The methodology is a major point of contention, and frankly, the critics have a point about its limitations. The MedPAC approach analyzes the health spending of people before they switch from traditional Medicare to MA and compares it to their peers who stay. The data consistently shows these “switchers” are healthier and use fewer services. The criticism, led by industry groups like the Better Medicare Alliance, is that this is a “narrow and biased sample.” They argue it doesn’t account for people who are new to Medicare entirely or those who have been in MA for a long time. They believe this focus exaggerates the “favorable selection” effect and fails to capture the full picture. To get a more universally accepted comparison, we’d need much better data transparency from the MA plans themselves. This includes more granular data on encounter rates, the cost of supplemental benefits, and long-term health outcomes of their enrollees. An ideal model might use a synthetic control group, matching MA enrollees with statistically identical counterparts in traditional Medicare across a wide range of variables, not just focusing on the single act of switching programs.
With the Department of Justice actively investigating and settling with major insurers over billing practices, how is this heightened regulatory scrutiny likely to alter plan behavior? Beyond fines, what specific operational or compliance changes do you anticipate insurers will implement in response?
The increased scrutiny from the Department of Justice is definitely turning up the heat.
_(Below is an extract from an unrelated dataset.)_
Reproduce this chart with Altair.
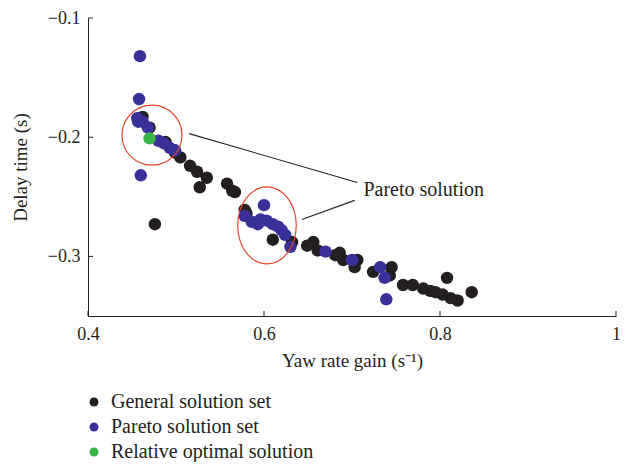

A fine, even a massive one like the record $556 million settlement with Kaiser Permanente affiliates, can sometimes be treated by a large corporation as just a cost of doing business. However, the threat of ongoing investigations and the associated reputational damage is a much stronger motivator for change. I anticipate we’ll see insurers investing heavily in internal compliance and auditing systems. They’ll likely implement more robust chart review protocols and AI-powered tools designed not just to maximize coding, but to validate it against clinical evidence to avoid crossing the line into fraud. Operationally, this means hiring more compliance officers, conducting more rigorous training for their coding staff, and creating stricter internal guardrails on what can and cannot be submitted for risk adjustment. It forces a cultural shift, however slow, from “what can we get away with?” to “what can we defend under a federal microscope?”
What is your forecast for the Medicare Advantage payment model over the next five years?
My forecast is that we are heading for a significant recalibration. The current model, with its massive overpayments and misaligned incentives, is becoming politically and fiscally unsustainable. The $76 billion figure is simply too large to ignore. Over the next five years, I expect to see a multi-pronged approach from regulators and Congress. First, risk adjustment models like V28 will continue to be refined, becoming more sophisticated and targeted to penalize outlier coding behavior rather than applying blunt, across-the-board cuts. Second, there will be a much stronger legislative push for data transparency, forcing plans to open their books on spending and outcomes. Finally, and most importantly, I believe we will see the beginning of a fundamental shift in the payment chassis itself—a move toward value-based payments that reward plans for demonstrably improving health and lowering total costs, rather than just for being good at paperwork. The program won’t be scrapped, but the pressure to align its payments with its original promise of efficiency and better care will be immense.